**REQUIREMENT**. Output the material word for word. Leave each picture out.
** BEGIN **
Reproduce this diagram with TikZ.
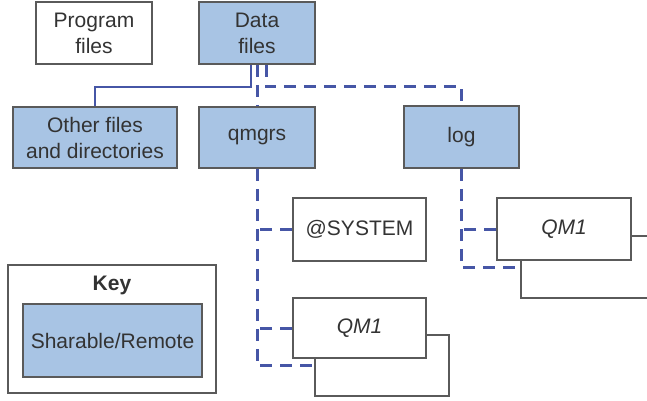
\documentclass[tikz,border=0pt]{standalone}
\usepackage{fontspec}
\setmainfont{Liberation Sans}
\definecolor{sharefill}{HTML}{A8C4E4}
\definecolor{boxline}{HTML}{5A5A5A}
\definecolor{linkblue}{HTML}{4656A6}
\definecolor{txt}{HTML}{333333}
\begin{document}
\begin{tikzpicture}[x=1pt,y=-1pt,
  box/.style={draw=boxline,line width=1.8pt,fill=white,inner sep=0pt,align=center,
    text=txt,font=\fontsize{21}{26}\selectfont},
  share/.style={box,fill=sharefill},
  solidlink/.style={draw=linkblue,line width=2.8pt},
  dashlink/.style={draw=linkblue,line width=3pt,dash pattern=on 12pt off 8pt}]
\useasboundingbox (0,0) rectangle (647,401);
% top row
\node[box,minimum width=116pt,minimum height=62pt] (prog) at (94,33) {Program\\files};
\node[share,minimum width=116pt,minimum height=62pt] (data) at (257,33) {Data\\files};
% second row
\node[share,minimum width=164pt,minimum height=61pt] (other) at (95,137.5) {Other files\\and directories};
\node[share,minimum width=116pt,minimum height=61pt] (qmgrs) at (257,137.5) {qmgrs};
\node[share,minimum width=115pt,minimum height=62pt] (log) at (461.5,137) {log};
% qmgrs children
\node[box,minimum width=133pt,minimum height=63pt] (sys) at (359.5,229.5) {@SYSTEM};
\node[box,minimum width=134pt,minimum height=61pt] (qb) at (382,365.5) {};
\node[box,minimum width=133pt,minimum height=60pt] (qf) at (359.5,328) {\itshape QM1};
% log children
\node[box,minimum width=134pt,minimum height=62pt] (lb) at (588,267) {};
\node[box,minimum width=134pt,minimum height=62pt] (lf) at (564,229) {\itshape QM1};
% key
\node[box,minimum width=208pt,minimum height=128pt] (key) at (112,329) {};
\node[text=txt,font=\fontsize{21}{26}\selectfont\bfseries,inner sep=0pt] (keyt) at (112,285) {Key};
\node[share,minimum width=179pt,minimum height=73pt] (sh) at (112.5,340.5) {Sharable/Remote};
% connectors
\coordinate (j1) at (251,87);
\coordinate (j2) at (266,87);
\draw[solidlink] (data.south -| j1) -- (j1) -| (other.north);
\draw[dashlink] (data.south) -- (qmgrs.north);
\draw[dashlink] (data.south -| j2) -- (j2) -| (log.north);
\draw[dashlink] (qmgrs.south) |- (qb.west);
\draw[dashlink] (sys.west) -- (sys.west -| qmgrs.south);
\draw[dashlink] (qf.west) -- (qf.west -| qmgrs.south);
\draw[dashlink] (log.south) |- (lb.west);
\draw[dashlink] (lf.west) -- (lf.west -| log.south);
\end{tikzpicture}
\end{document}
** END **
**CORRECT RESULT**.
Reproduce this diagram with TikZ.
\documentclass[tikz,border=0pt]{standalone}
\usepackage{fontspec}
\setmainfont{Liberation Sans}
\definecolor{sharefill}{HTML}{A8C4E4}
\definecolor{boxline}{HTML}{5A5A5A}
\definecolor{linkblue}{HTML}{4656A6}
\definecolor{txt}{HTML}{333333}
\begin{document}
\begin{tikzpicture}[x=1pt,y=-1pt,
  box/.style={draw=boxline,line width=1.8pt,fill=white,inner sep=0pt,align=center,
    text=txt,font=\fontsize{21}{26}\selectfont},
  share/.style={box,fill=sharefill},
  solidlink/.style={draw=linkblue,line width=2.8pt},
  dashlink/.style={draw=linkblue,line width=3pt,dash pattern=on 12pt off 8pt}]
\useasboundingbox (0,0) rectangle (647,401);
% top row
\node[box,minimum width=116pt,minimum height=62pt] (prog) at (94,33) {Program\\files};
\node[share,minimum width=116pt,minimum height=62pt] (data) at (257,33) {Data\\files};
% second row
\node[share,minimum width=164pt,minimum height=61pt] (other) at (95,137.5) {Other files\\and directories};
\node[share,minimum width=116pt,minimum height=61pt] (qmgrs) at (257,137.5) {qmgrs};
\node[share,minimum width=115pt,minimum height=62pt] (log) at (461.5,137) {log};
% qmgrs children
\node[box,minimum width=133pt,minimum height=63pt] (sys) at (359.5,229.5) {@SYSTEM};
\node[box,minimum width=134pt,minimum height=61pt] (qb) at (382,365.5) {};
\node[box,minimum width=133pt,minimum height=60pt] (qf) at (359.5,328) {\itshape QM1};
% log children
\node[box,minimum width=134pt,minimum height=62pt] (lb) at (588,267) {};
\node[box,minimum width=134pt,minimum height=62pt] (lf) at (564,229) {\itshape QM1};
% key
\node[box,minimum width=208pt,minimum height=128pt] (key) at (112,329) {};
\node[text=txt,font=\fontsize{21}{26}\selectfont\bfseries,inner sep=0pt] (keyt) at (112,285) {Key};
\node[share,minimum width=179pt,minimum height=73pt] (sh) at (112.5,340.5) {Sharable/Remote};
% connectors
\coordinate (j1) at (251,87);
\coordinate (j2) at (266,87);
\draw[solidlink] (data.south -| j1) -- (j1) -| (other.north);
\draw[dashlink] (data.south) -- (qmgrs.north);
\draw[dashlink] (data.south -| j2) -- (j2) -| (log.north);
\draw[dashlink] (qmgrs.south) |- (qb.west);
\draw[dashlink] (sys.west) -- (sys.west -| qmgrs.south);
\draw[dashlink] (qf.west) -- (qf.west -| qmgrs.south);
\draw[dashlink] (log.south) |- (lb.west);
\draw[dashlink] (lf.west) -- (lf.west -| log.south);
\end{tikzpicture}
\end{document}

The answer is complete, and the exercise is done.